Every processing unit can make progress when it has a tray available. So in average, we do not need more trays than we have processing units (number of producers plus number of consumers). In a system without bottlenecks, the average size of any queue is 0.5 since any tray is either in processing or about to be fetched next.

When there are bottlenecks in the system, trays pile up before the bottleneck and downstream queues empty out. That means no waiting time downstream and we are still progressing at maximum speed that the system allows.
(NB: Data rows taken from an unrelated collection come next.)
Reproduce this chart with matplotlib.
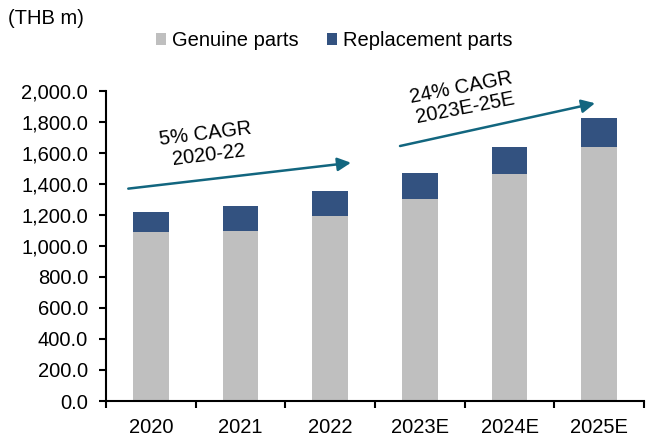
import matplotlib
matplotlib.use("Agg")
import matplotlib.pyplot as plt
import numpy as np

plt.rcParams['font.family'] = ['Liberation Sans', 'DejaVu Sans']

years = ["2020", "2021", "2022", "2023E", "2024E", "2025E"]
genuine = [1090, 1097, 1192, 1304, 1462, 1641]
totals = [1222, 1255, 1352, 1471, 1639, 1825]
replacement = [t - g for t, g in zip(totals, genuine)]
yticks = [0, 200, 400, 600, 800, 1000, 1200, 1400, 1600, 1800, 2000]

GREY = "#BFBFBF"
BLUE = "#335280"
TEAL = "#12667F"
FS = 14.5

fig = plt.figure(figsize=(6.46, 4.41), dpi=100)
ax = fig.add_axes([0.164, 0.0907, 0.833, 0.703])

x = np.arange(len(years))
ax.bar(x, genuine, width=0.40, color=GREY, label="Genuine parts", zorder=2)
ax.bar(x, replacement, width=0.40, bottom=genuine, color=BLUE, label="Replacement parts", zorder=2)

ax.set_xlim(-0.5, len(years) - 0.5)
ax.set_ylim(0, 2000)
ax.set_yticks(yticks)
ax.set_yticklabels([f"{v:,.1f}" for v in yticks])
ax.set_xticks(x)
ax.set_xticklabels(years)
ax.set_xticks(np.arange(-0.5, len(years)), minor=True)
ax.tick_params(axis='x', which='major', length=0, pad=12, labelsize=FS)
ax.tick_params(axis='x', which='minor', length=5, width=1.5, direction='out')
ax.tick_params(axis='y', length=5, width=1.5, direction='out', labelsize=FS, pad=8)
for s in ['top', 'right']:
    ax.spines[s].set_visible(False)
for s in ['left', 'bottom']:
    ax.spines[s].set_linewidth(1.5)

# CAGR arrows
ax.annotate("", xy=(2.232, 1537), xytext=(-0.251, 1370),
            arrowprops=dict(arrowstyle='-|>', color=TEAL, lw=1.8, mutation_scale=20, shrinkA=0, shrinkB=0))
ax.annotate("", xy=(4.953, 1921), xytext=(2.779, 1645),
            arrowprops=dict(arrowstyle='-|>', color=TEAL, lw=1.8, mutation_scale=20, shrinkA=0, shrinkB=0))
ax.text(0.627, 1655, "5% CAGR\n2020-22", ha='center', va='center', rotation=7,
        fontsize=FS, linespacing=1.15, rotation_mode='anchor')
ax.text(3.481, 1955, "24% CAGR\n2023E-25E", ha='center', va='center', rotation=11,
        fontsize=FS, linespacing=1.15, rotation_mode='anchor', clip_on=False)

fig.text(0.012, 0.958, "(THB m)", ha='left', va='center', fontsize=FS)
fig.legend(loc='center', bbox_to_anchor=(0.518, 0.908), ncol=2, frameon=False,
           fontsize=FS, handlelength=0.5, handleheight=0.5, handletextpad=0.3,
           columnspacing=1.4)

fig.savefig("out.png", dpi=100)
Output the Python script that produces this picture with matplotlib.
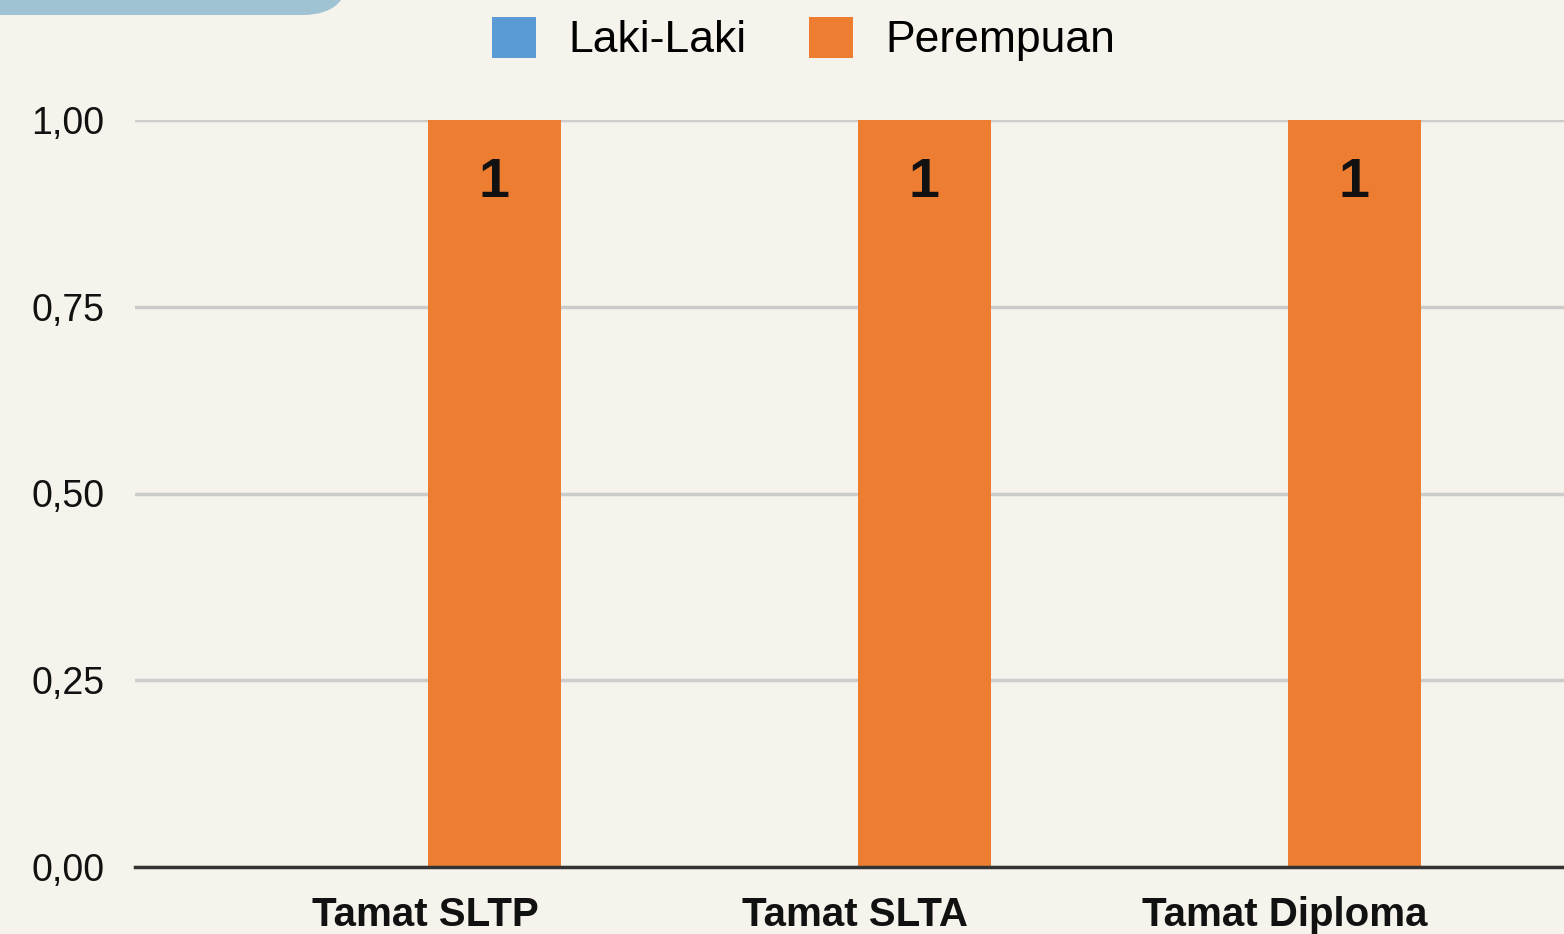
import matplotlib.pyplot as plt
from matplotlib.patches import FancyBboxPatch, Patch
from matplotlib.ticker import FuncFormatter
import numpy as np

categories = ["Tamat SLTP", "Tamat SLTA", "Tamat Diploma"]
laki_laki = [0, 0, 0]
perempuan = [1, 1, 1]
series_names = ["Laki-Laki", "Perempuan"]

bg = "#F5F3EC"
blue = "#5B9BD5"
orange = "#ED7D31"

plt.rcParams['font.family'] = ['Liberation Sans', 'DejaVu Sans']

fig = plt.figure(figsize=(15.64, 9.34), dpi=100, facecolor=bg)
ax = fig.add_axes([135 / 1564, 67 / 934, 1 - 135 / 1564, (867 - 120) / 934])
ax.set_facecolor(bg)

# decorative tab in the top-left corner
tab = FancyBboxPatch((-60 / 1564, 1 - 15 / 934), 410 / 1564, 80 / 934,
                     boxstyle="round,pad=0,rounding_size=0.03",
                     transform=fig.transFigure, facecolor="#9FC3D3",
                     edgecolor="none", mutation_aspect=1564 / 934)
fig.patches.append(tab)

x = np.arange(len(categories))
w = 133 / 430
off = 69 / 430
ax.bar(x - off, laki_laki, w, color=blue, zorder=3)
bars = ax.bar(x + off, perempuan, w, color=orange, zorder=3)

for b, v in zip(bars, perempuan):
    ax.text(b.get_x() + b.get_width() / 2, v - 0.05, str(v), ha="center", va="top",
            fontsize=40, fontweight="bold", color="#111111", zorder=4)

ax.set_xlim(-290 / 430, (1564 - 425) / 430)
ax.set_ylim(0, 1.0)
ax.set_yticks([0, 0.25, 0.5, 0.75, 1.0])
ax.yaxis.set_major_formatter(FuncFormatter(lambda v, p: f"{v:.2f}".replace(".", ",")))
ax.set_xticks(x)
ax.set_xticklabels(categories, fontsize=29, fontweight="bold", color="#111111")
ax.tick_params(axis="y", length=0, pad=22, labelsize=27, labelcolor="#111111")
ax.tick_params(axis="x", length=0, pad=21)
for t in ax.get_yticklabels():
    t.set_y(t.get_position()[1])

ax.grid(axis="y", color="#CCCCCC", linewidth=2.5, zorder=0)
for s in ["top", "right", "left"]:
    ax.spines[s].set_visible(False)
ax.spines["bottom"].set_color("#333333")
ax.spines["bottom"].set_linewidth(2.5)
ax.spines["bottom"].set_zorder(5)

handles = [Patch(facecolor=blue), Patch(facecolor=orange)]
fig.legend(handles, series_names, loc="center", bbox_to_anchor=(0.5138, 1 - 39 / 934),
           ncol=2, frameon=False, fontsize=32, handlelength=1.0, handleheight=1.05,
           handletextpad=0.72, columnspacing=1.4)

fig.savefig("out.png", dpi=100, facecolor=bg)
plt.close(fig)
Any given system is easily controlled by only one parameter: the WIP. Let's take the single-producer, single-consumer scenario as an example.
- WIP = 0 : no progress, system halts
- WIP = 1 : sequential execution, no concurrency
- WIP = 2 : producer produces while consumer consumes, maximum throughput
- WIP > 2 : does not enhance throughput but wastes memory

Now let's consider a slow consumer that takes twice as long as a producer. The consumer becomes the bottleneck and we proceed at his maximum speed since whenever he is finished with a tray, the next one is readily available. Increasing the WIP does not help. The network does not allow a higher throughput.
In that case we need to modify the system to include two consumers and a WIP of three to be balanced. Even this modification is easily achieved by changing the maxForks parameter.

In order to balance the system 
 let #p be the number of producers > 0,
 let #c be the number of consumers > 0,
 let tp the average time for production, and
 let tc the average time for consumption.
The system is balanced when 
 #c / #p = tc / tp
 wip = #p + #c 
assuming that all processing units can proceed concurrently without resource restrictions beyond the KanbanFlow coordination scheme.

In a multiple-producer, multiple-consumer scenario the system will never stop making progress because of a single processing unit being stalled. Only if all producers or all consumers stall at the same time, the flow is stopped.

KanbanFlow is a composable pattern. KanbanFlows can be chained. 

If the system is made up of dataflow queues and dataflow operators, access to a tray is always safe. Access to any shared mutable state outside the items being passed through dataflows needs the same consideration as with any concurrent access. Examples are implicit synchronization when printing to System.out and incrementing the product number through an AtomicInteger variable.

Known usages
------------
KanbanFlow has been used in experimental settings in academia and
for the OpenDolphin JavaFX and JavaScript clients.
See for example the kanbanflow animation project.

Related work
------------
KanbanFlow makes use of various dataflow abstractions. 
Its automatic throttling of the producer can be compared to 
the "back-pressure" as used in reactive streams.